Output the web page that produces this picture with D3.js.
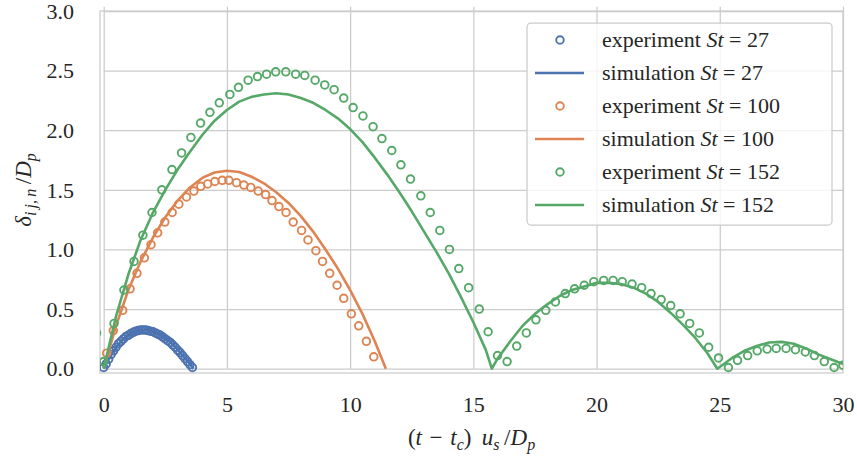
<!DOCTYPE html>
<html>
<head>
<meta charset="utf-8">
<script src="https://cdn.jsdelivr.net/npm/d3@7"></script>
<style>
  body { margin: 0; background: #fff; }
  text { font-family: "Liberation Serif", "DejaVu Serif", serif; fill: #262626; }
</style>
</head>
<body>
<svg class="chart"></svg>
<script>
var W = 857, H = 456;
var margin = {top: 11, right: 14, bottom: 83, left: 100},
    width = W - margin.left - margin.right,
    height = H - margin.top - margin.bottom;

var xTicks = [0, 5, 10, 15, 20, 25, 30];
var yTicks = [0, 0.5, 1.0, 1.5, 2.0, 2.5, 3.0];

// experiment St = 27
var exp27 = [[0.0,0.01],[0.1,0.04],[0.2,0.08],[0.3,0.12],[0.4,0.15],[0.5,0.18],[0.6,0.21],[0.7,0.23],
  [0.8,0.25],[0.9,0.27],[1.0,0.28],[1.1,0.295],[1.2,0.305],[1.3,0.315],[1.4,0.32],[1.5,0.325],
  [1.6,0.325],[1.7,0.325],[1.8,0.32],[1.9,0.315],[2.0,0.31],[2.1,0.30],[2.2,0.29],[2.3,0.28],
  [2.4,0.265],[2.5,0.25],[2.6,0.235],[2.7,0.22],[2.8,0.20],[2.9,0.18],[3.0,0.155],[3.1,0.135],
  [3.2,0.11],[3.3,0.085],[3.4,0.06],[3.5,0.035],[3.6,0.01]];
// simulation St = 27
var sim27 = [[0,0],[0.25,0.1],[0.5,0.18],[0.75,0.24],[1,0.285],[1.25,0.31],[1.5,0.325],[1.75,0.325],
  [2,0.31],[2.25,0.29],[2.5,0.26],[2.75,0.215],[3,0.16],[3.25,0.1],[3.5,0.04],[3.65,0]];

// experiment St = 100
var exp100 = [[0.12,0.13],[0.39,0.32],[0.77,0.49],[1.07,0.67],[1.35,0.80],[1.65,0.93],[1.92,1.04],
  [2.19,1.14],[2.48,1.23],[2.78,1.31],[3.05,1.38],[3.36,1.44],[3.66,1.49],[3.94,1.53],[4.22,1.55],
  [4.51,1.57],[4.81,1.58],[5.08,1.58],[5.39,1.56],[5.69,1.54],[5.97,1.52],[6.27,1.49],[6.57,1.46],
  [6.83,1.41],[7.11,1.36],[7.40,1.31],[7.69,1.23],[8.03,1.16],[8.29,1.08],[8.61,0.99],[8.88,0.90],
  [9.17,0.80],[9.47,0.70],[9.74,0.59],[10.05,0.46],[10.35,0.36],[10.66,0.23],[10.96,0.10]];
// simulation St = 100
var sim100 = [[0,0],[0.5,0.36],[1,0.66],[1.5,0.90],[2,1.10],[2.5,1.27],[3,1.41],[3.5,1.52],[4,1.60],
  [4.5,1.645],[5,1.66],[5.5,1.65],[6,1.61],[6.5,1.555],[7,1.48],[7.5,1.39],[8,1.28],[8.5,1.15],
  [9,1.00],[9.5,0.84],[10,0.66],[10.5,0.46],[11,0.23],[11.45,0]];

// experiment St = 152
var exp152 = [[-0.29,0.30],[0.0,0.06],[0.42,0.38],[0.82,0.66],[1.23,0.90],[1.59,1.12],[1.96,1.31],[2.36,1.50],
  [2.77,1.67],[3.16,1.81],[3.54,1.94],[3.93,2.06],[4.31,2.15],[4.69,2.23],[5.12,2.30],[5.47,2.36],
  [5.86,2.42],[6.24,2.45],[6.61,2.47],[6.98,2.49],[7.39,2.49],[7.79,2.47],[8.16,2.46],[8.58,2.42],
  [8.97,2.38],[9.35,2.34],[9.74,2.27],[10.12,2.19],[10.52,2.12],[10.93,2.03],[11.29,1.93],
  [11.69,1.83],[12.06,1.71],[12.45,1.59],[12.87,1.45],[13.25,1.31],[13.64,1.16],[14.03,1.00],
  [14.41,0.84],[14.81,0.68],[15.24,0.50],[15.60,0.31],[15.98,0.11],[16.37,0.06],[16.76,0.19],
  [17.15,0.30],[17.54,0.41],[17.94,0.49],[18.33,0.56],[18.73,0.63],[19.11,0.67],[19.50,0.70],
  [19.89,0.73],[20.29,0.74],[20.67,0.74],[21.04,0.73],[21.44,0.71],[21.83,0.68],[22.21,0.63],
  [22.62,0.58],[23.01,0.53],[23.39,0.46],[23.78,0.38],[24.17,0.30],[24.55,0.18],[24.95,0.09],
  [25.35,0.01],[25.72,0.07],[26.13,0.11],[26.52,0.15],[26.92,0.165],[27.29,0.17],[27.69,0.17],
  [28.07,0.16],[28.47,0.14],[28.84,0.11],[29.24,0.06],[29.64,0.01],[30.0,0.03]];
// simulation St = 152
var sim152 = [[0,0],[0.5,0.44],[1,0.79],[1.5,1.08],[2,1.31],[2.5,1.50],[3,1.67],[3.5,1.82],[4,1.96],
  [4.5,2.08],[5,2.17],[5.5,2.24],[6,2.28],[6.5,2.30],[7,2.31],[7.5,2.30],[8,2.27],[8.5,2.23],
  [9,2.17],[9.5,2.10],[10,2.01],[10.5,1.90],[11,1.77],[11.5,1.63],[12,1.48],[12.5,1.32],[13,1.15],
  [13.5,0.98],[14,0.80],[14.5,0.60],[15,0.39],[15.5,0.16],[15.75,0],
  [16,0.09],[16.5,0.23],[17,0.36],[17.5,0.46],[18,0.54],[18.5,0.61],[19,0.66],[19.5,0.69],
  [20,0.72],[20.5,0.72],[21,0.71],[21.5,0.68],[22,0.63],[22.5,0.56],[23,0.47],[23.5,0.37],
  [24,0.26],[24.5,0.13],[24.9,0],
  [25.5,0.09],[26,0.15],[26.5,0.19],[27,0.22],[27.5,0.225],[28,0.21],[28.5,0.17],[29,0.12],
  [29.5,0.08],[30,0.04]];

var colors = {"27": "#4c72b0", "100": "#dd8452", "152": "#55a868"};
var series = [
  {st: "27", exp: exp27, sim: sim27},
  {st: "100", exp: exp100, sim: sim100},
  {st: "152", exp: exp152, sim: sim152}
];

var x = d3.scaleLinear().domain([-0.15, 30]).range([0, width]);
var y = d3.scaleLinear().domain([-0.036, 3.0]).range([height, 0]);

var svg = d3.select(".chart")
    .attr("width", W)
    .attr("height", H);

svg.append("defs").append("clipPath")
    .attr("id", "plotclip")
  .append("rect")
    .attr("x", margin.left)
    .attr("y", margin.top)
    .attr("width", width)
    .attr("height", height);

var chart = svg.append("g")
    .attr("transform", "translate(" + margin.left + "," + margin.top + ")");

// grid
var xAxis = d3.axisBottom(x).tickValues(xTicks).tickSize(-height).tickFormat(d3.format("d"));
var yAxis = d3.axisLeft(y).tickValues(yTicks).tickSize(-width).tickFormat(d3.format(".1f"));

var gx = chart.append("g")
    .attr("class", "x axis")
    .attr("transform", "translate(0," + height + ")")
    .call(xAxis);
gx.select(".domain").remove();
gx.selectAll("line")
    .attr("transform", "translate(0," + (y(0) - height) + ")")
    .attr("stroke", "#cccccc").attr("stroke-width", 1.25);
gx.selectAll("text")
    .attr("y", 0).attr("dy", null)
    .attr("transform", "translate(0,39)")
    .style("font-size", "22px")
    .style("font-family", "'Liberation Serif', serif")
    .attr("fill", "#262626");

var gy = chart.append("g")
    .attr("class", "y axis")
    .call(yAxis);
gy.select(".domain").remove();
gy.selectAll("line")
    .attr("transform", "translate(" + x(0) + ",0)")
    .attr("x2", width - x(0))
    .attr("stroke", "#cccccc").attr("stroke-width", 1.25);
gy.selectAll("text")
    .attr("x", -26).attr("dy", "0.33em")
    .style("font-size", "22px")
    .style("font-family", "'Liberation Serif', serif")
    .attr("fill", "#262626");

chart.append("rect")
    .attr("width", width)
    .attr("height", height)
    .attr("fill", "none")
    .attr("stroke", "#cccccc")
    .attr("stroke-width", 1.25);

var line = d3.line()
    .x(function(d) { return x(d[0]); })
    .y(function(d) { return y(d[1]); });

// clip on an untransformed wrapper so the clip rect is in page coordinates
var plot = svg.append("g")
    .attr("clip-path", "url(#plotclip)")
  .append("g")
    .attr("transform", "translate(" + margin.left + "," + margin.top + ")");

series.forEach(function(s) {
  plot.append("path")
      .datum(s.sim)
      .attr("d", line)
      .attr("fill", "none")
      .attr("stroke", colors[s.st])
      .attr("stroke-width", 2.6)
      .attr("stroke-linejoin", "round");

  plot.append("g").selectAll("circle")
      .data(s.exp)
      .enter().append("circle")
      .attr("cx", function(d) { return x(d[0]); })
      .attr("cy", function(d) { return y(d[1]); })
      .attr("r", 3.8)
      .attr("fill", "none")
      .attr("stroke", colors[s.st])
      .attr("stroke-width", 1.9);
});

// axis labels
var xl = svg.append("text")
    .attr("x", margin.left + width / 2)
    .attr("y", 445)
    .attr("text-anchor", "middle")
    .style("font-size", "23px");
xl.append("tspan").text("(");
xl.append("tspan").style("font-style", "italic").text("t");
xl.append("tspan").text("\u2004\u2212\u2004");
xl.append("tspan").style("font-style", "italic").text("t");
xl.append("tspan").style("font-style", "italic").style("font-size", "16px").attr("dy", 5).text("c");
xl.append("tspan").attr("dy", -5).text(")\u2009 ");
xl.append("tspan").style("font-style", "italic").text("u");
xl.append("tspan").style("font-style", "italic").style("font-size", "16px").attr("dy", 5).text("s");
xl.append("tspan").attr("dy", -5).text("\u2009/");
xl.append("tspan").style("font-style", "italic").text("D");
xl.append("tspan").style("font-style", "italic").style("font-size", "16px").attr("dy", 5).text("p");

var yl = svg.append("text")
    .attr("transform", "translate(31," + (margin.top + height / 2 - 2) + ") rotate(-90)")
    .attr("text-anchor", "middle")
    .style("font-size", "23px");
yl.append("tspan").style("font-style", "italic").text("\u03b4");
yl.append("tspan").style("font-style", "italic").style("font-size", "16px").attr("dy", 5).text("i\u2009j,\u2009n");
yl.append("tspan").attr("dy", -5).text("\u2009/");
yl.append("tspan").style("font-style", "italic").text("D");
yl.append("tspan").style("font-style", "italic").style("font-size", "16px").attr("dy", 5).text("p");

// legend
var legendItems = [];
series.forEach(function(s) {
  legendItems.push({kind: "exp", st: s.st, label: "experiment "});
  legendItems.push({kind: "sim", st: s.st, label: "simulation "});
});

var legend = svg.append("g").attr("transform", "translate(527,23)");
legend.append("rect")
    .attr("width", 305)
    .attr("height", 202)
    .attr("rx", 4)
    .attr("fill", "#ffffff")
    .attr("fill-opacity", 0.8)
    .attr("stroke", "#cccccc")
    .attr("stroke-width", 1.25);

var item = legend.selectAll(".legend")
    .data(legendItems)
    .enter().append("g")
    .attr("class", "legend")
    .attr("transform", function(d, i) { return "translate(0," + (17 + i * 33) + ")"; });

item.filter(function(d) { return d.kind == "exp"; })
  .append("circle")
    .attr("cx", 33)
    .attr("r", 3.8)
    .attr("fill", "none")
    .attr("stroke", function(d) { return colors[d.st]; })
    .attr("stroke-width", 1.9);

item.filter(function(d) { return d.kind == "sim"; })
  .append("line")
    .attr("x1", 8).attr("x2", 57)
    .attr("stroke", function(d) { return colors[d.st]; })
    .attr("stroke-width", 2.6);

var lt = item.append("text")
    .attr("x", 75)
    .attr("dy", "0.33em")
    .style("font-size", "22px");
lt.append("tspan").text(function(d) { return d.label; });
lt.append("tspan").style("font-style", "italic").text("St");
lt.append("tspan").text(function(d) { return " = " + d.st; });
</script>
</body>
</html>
#####
> _Instructions to follow_
The lines from the start of the data through the line that contains "var yTicks = [0, 0.5, 1.0, 1.5, 2.0, 2.5, 3.0];" are to be returned exactly, please, with both ends included and every picture left out.

> _Task output_
Output the web page that produces this picture with D3.js.
<!DOCTYPE html>
<html>
<head>
<meta charset="utf-8">
<script src="https://cdn.jsdelivr.net/npm/d3@7"></script>
<style>
  body { margin: 0; background: #fff; }
  text { font-family: "Liberation Serif", "DejaVu Serif", serif; fill: #262626; }
</style>
</head>
<body>
<svg class="chart"></svg>
<script>
var W = 857, H = 456;
var margin = {top: 11, right: 14, bottom: 83, left: 100},
    width = W - margin.left - margin.right,
    height = H - margin.top - margin.bottom;

var xTicks = [0, 5, 10, 15, 20, 25, 30];
var yTicks = [0, 0.5, 1.0, 1.5, 2.0, 2.5, 3.0];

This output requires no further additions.